Rz. 40

Von der Widerruflichkeit oder Unwiderruflichkeit der Bezugsberechtigung ist die Frage der Unverfallbarkeit zu unterscheiden. Während die Bezugsberechtigung vornehmlich die versicherungsrechtliche Ausgestaltung und steuerrechtliche Anerkennung der Direktversicherung betrifft, handelt es sich bei der Unverfallbarkeit um ein arbeitsrechtliches Institut des BetrAVG (Vor § 4b EStG Rz. 38ff.). Ist die Anwartschaft unverfallbar, so bleibt sie erhalten, auch wenn das Arbeitsverhältnis vor Eintritt des Versorgungsfalls endet (§ 1b Abs. 1 BetrAVG). Beide Rechtsfiguren überlagern sich jedoch gegenseitig insofern, als nach Eintritt der gesetzlichen Unverfallbarkeitsvoraussetzungen der Arbeitgeber verpflichtet ist, eine (widerrufliche) Bezugsberechtigung nicht mehr zu widerrufen (§ 1b Abs. 2 S. 1 BetrAVG) mit der Folge, dass ihn Einstandspflichten gem. § 1 Abs. 1 S. 3 BetrAVG treffen, wenn er eine Bezugsberechtigung gleichwohl widerruft.[1]

 

Rz. 41

Während die Direktversicherung nach § 1 Abs. 2 BetrAVG begrifflich voraussetzt, dass der Arbeitnehmer oder seine Hinterbliebenen hinsichtlich der Leistung des Versicherers ganz oder teilweise bezugsberechtigt sind, ist Unverfallbarkeit kein substanzielles Merkmal der Direktversicherung und deshalb keine Voraussetzung für § 4b EStG.

 

Rz. 42

Der Eintritt der Unverfallbarkeit ist an ein Mindestalter des Arbeitnehmers sowie an eine Mindestzusagedauer geknüpft.
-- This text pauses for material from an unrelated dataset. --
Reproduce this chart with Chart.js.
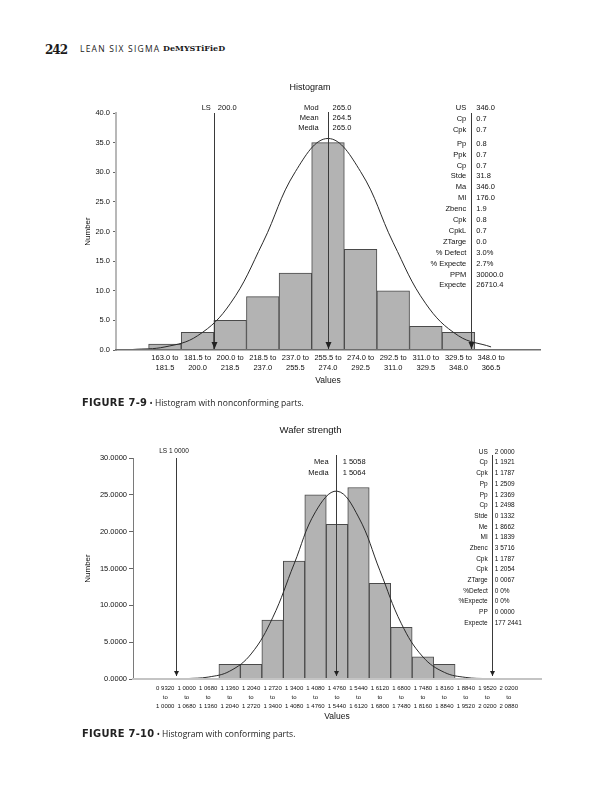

Die Voraussetzungen haben sich mehrfach geändert (Vor § 4b EStG Rz. 38). Für Zusagen ab 2009 war eine Versorgungszusage unverfallbar, wenn der Arbeitnehmer das 25. Lebensjahr vollendet und die Versorgungszusage mindestens 5 Jahre bestanden hat oder aufgrund einer Vorruhestandsregelung ausscheidet und ohne das Ausscheiden die Wartezeit erfüllt hätte. Durch die Umsetzung der EU-Mobilitäts-Richtlinie wurde für Zusagen ab 2018 das Mindestalter auf die Vollendung des 21. Lebensjahrs herabgesetzt und die erforderliche Mindestzusagedauer auf 3 Jahre verkürzt.[2] Soweit die Direktversicherung aufgrund einer Entgeltumwandlung durchgeführt wird, tritt – gleichzeitig mit dem Anspruch auf Einräumung eines unwiderruflichen Bezugsrechts – sofortige Unverfallbarkeit ein (§ 1b Abs. 5 S. 1 BetrAVG).

 

Rz. 43

Die Verpflichtung, eine widerrufliche Bezugsberechtigung nach Eintritt der Unverfallbarkeit der Versorgungsanwartschaft nicht mehr zu widerrufen, besteht nur gegenüber dem Arbeitnehmer. Dem Versicherer gegenüber regelt sich die Frage, ob die Bezugsberechtigung widerrufen werden kann, ausschließlich nach dem Inhalt des Versicherungsvertrags, also regelmäßig danach, ob sie widerruflich oder unwiderruflich erteilt worden ist. Eine widerrufliche Bezugsberechtigung kann mithin vom Arbeitgeber gegenüber dem Versicherer auch nach Eintritt der Unverfallbarkeit i. S. d. BetrAVG wirksam widerrufen werden. Tut dies der Arbeitgeber, so macht er sich im Verhältnis zum Arbeitnehmer schadensersatzpflichtig. Die Unverfallbarkeit der Versorgungsanwartschaft unterscheidet sich von der Unwiderruflichkeit der Bezugsberechtigung demnach dadurch, dass ein Widerruf bei Unwiderruflichkeit wirkungslos, bei Unverfallbarkeit indes wirksam, aber vertragswidrig ist. In der Praxis ist der Unterschied – von zwischenzeitlichen Insolvenzen abgesehen – jedoch gering, weil der Bezugsberechtigte nach Eintritt der Unverfallbarkeit von einem widerrufenden Arbeitgeber die Beseitigung des Schadens, also in erster Linie die Wiedereinräumung der Bezugsberechtigung, verlangen kann.

[1] Höfer, BetrAVG, Bd. 1, Rz. 3006.
[2] Gesetz zur Umsetzung der EU-Mobilitäts-Richtlinie v. 21.12.2015, BGBl I 2015, 2553.